*Job*. Every line of the material is to be quoted verbatim, minus the pictures.

*Dataset excerpt*.
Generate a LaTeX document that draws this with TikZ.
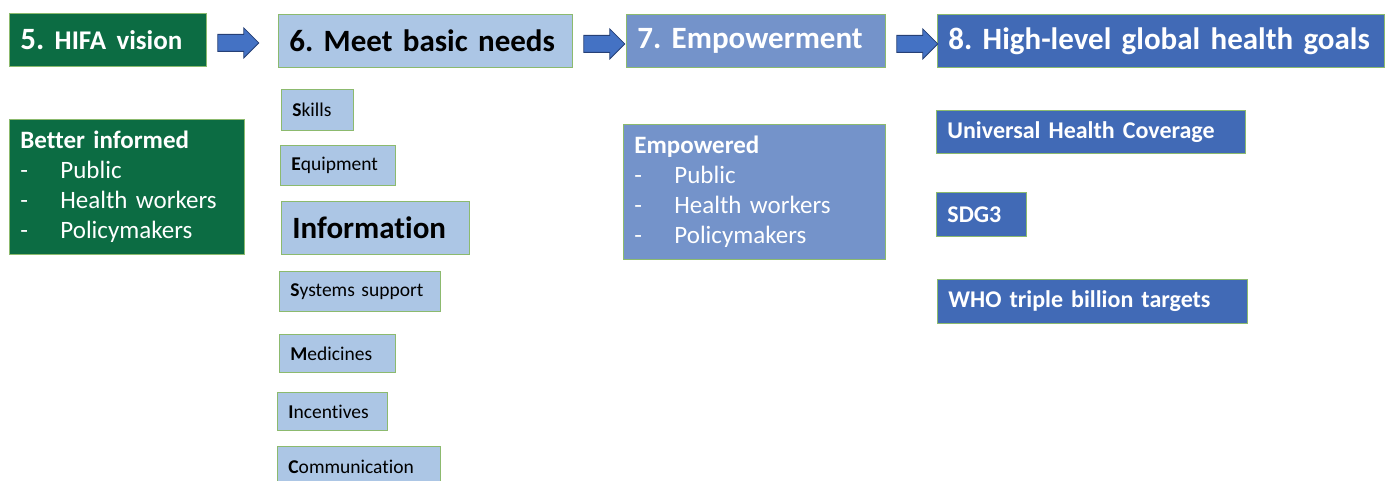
\documentclass[tikz,border=0pt]{standalone}
\usepackage{fontspec}
\setmainfont[Ligatures=NoCommon]{Carlito}
\usetikzlibrary{calc}

\definecolor{hifagreen}{RGB}{12,108,67}
\definecolor{needsblue}{RGB}{172,198,229}
\definecolor{powerblue}{RGB}{116,147,202}
\definecolor{goalblue}{RGB}{65,106,182}
\definecolor{edgegreen}{RGB}{140,186,110}
\definecolor{arrowblue}{RGB}{68,114,196}
\definecolor{arrowedge}{RGB}{38,64,118}

\newcommand{\dashitem}[1]{\makebox[40pt][l]{-}#1}
\newcommand{\blockarrow}[1]{%
    \draw[blockarr] ($(#1.east)+(11,-5.5)$) -- ++(26,0) -- ++(0,-6.5) -- ++(15,15)
        -- ++(-15,15) -- ++(0,-6.5) -- ++(-26,0) -- cycle;}

\begin{document}
\frenchspacing
\begin{tikzpicture}[x=1pt, y=-1pt,
        box/.style={draw=edgegreen, line width=0.8pt, anchor=north west, inner xsep=11pt, inner ysep=0pt, align=left},
        head/.style={box, minimum height=53pt, font=\fontsize{31}{36}\selectfont\bfseries},
        need/.style={box, fill=needsblue, font=\fontsize{19.5}{22}\selectfont},
        goal/.style={box, fill=goalblue, text=white, minimum height=44pt, font=\fontsize{24}{28}\selectfont\bfseries},
        group/.style={box, minimum height=135pt, text=white, font=\fontsize{25}{30}\selectfont},
        blockarr/.style={fill=arrowblue, draw=arrowedge, line width=0.8pt, line join=miter}]
        \useasboundingbox (0,0) rectangle (1386,481);
        \clip (0,0) rectangle (1386,481);

        % Header row.
        \node[head, fill=hifagreen, text=white, text width=175pt] (h5) at (9,13) {\mbox{5. {\fontsize{27}{32}\selectfont HIFA vision}}};
        \node[head, fill=needsblue, text width=272pt] (h6) at (278,14) {\mbox{6. Meet basic needs}};
        \node[head, fill=powerblue, text=white, text width=237pt] (h7) at (626,14) {\mbox{7. Empowerment}};
        \node[head, fill=goalblue, text=white, text width=425pt] (h8) at (937,14) {\mbox{8. High-level global health goals}};

        \blockarrow{h5}
        \blockarrow{h6}
        \blockarrow{h7}

        % Vision.
        \node[group, fill=hifagreen, text width=213pt] (informed) at (9,119)
            {\textbf{Better informed}\\ \dashitem{Public}\\ \dashitem{Health workers}\\ \dashitem{Policymakers}};

        % Basic needs.
        \node[need, minimum height=41pt, text width=50pt] (skills) at (281,89) {\textbf{S}kills};
        \node[need, minimum height=40pt, text width=93pt] (equipment) at (280,145) {\textbf{E}quipment};
        \node[need, minimum height=53pt, text width=166pt, font=\fontsize{31}{36}\selectfont\bfseries] (information) at (281,201) {Information};
        \node[need, minimum height=40pt, text width=139pt] (systems) at (279,271) {\textbf{S}ystems support};
        \node[need, minimum height=38pt, text width=94pt] (medicines) at (279,334) {\textbf{M}edicines};
        \node[need, minimum height=38pt, text width=88pt] (incentives) at (277,392) {\textbf{I}ncentives};
        \node[need, minimum height=40pt, text width=141pt] (communication) at (277,446) {\textbf{C}ommunication};

        % Empowerment.
        \node[group, fill=powerblue, text width=240pt] (empowered) at (623,124)
            {\textbf{Empowered}\\ \dashitem{Public}\\ \dashitem{Health workers}\\ \dashitem{Policymakers}};

        % Goals.
        \node[goal, minimum height=43pt, text width=287pt] (uhc) at (936,110) {Universal Health Coverage};
        \node[goal, text width=68pt] (sdg) at (936,192) {SDG3};
        \node[goal, text width=288pt] (who) at (937,279) {WHO triple billion targets};

    \end{tikzpicture}
\end{document}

*Answer to the task*.
Generate a LaTeX document that draws this with TikZ.
\documentclass[tikz,border=0pt]{standalone}
\usepackage{fontspec}
\setmainfont[Ligatures=NoCommon]{Carlito}
\usetikzlibrary{calc}

\definecolor{hifagreen}{RGB}{12,108,67}
\definecolor{needsblue}{RGB}{172,198,229}
\definecolor{powerblue}{RGB}{116,147,202}
\definecolor{goalblue}{RGB}{65,106,182}
\definecolor{edgegreen}{RGB}{140,186,110}
\definecolor{arrowblue}{RGB}{68,114,196}
\definecolor{arrowedge}{RGB}{38,64,118}

\newcommand{\dashitem}[1]{\makebox[40pt][l]{-}#1}
\newcommand{\blockarrow}[1]{%
    \draw[blockarr] ($(#1.east)+(11,-5.5)$) -- ++(26,0) -- ++(0,-6.5) -- ++(15,15)
        -- ++(-15,15) -- ++(0,-6.5) -- ++(-26,0) -- cycle;}

\begin{document}
\frenchspacing
\begin{tikzpicture}[x=1pt, y=-1pt,
        box/.style={draw=edgegreen, line width=0.8pt, anchor=north west, inner xsep=11pt, inner ysep=0pt, align=left},
        head/.style={box, minimum height=53pt, font=\fontsize{31}{36}\selectfont\bfseries},
        need/.style={box, fill=needsblue, font=\fontsize{19.5}{22}\selectfont},
        goal/.style={box, fill=goalblue, text=white, minimum height=44pt, font=\fontsize{24}{28}\selectfont\bfseries},
        group/.style={box, minimum height=135pt, text=white, font=\fontsize{25}{30}\selectfont},
        blockarr/.style={fill=arrowblue, draw=arrowedge, line width=0.8pt, line join=miter}]
        \useasboundingbox (0,0) rectangle (1386,481);
        \clip (0,0) rectangle (1386,481);

        % Header row.
        \node[head, fill=hifagreen, text=white, text width=175pt] (h5) at (9,13) {\mbox{5. {\fontsize{27}{32}\selectfont HIFA vision}}};
        \node[head, fill=needsblue, text width=272pt] (h6) at (278,14) {\mbox{6. Meet basic needs}};
        \node[head, fill=powerblue, text=white, text width=237pt] (h7) at (626,14) {\mbox{7. Empowerment}};
        \node[head, fill=goalblue, text=white, text width=425pt] (h8) at (937,14) {\mbox{8. High-level global health goals}};

        \blockarrow{h5}
        \blockarrow{h6}
        \blockarrow{h7}

        % Vision.
        \node[group, fill=hifagreen, text width=213pt] (informed) at (9,119)
            {\textbf{Better informed}\\ \dashitem{Public}\\ \dashitem{Health workers}\\ \dashitem{Policymakers}};

        % Basic needs.
        \node[need, minimum height=41pt, text width=50pt] (skills) at (281,89) {\textbf{S}kills};
        \node[need, minimum height=40pt, text width=93pt] (equipment) at (280,145) {\textbf{E}quipment};
        \node[need, minimum height=53pt, text width=166pt, font=\fontsize{31}{36}\selectfont\bfseries] (information) at (281,201) {Information};
        \node[need, minimum height=40pt, text width=139pt] (systems) at (279,271) {\textbf{S}ystems support};
        \node[need, minimum height=38pt, text width=94pt] (medicines) at (279,334) {\textbf{M}edicines};
        \node[need, minimum height=38pt, text width=88pt] (incentives) at (277,392) {\textbf{I}ncentives};
        \node[need, minimum height=40pt, text width=141pt] (communication) at (277,446) {\textbf{C}ommunication};

        % Empowerment.
        \node[group, fill=powerblue, text width=240pt] (empowered) at (623,124)
            {\textbf{Empowered}\\ \dashitem{Public}\\ \dashitem{Health workers}\\ \dashitem{Policymakers}};

        % Goals.
        \node[goal, minimum height=43pt, text width=287pt] (uhc) at (936,110) {Universal Health Coverage};
        \node[goal, text width=68pt] (sdg) at (936,192) {SDG3};
        \node[goal, text width=288pt] (who) at (937,279) {WHO triple billion targets};

    \end{tikzpicture}
\end{document}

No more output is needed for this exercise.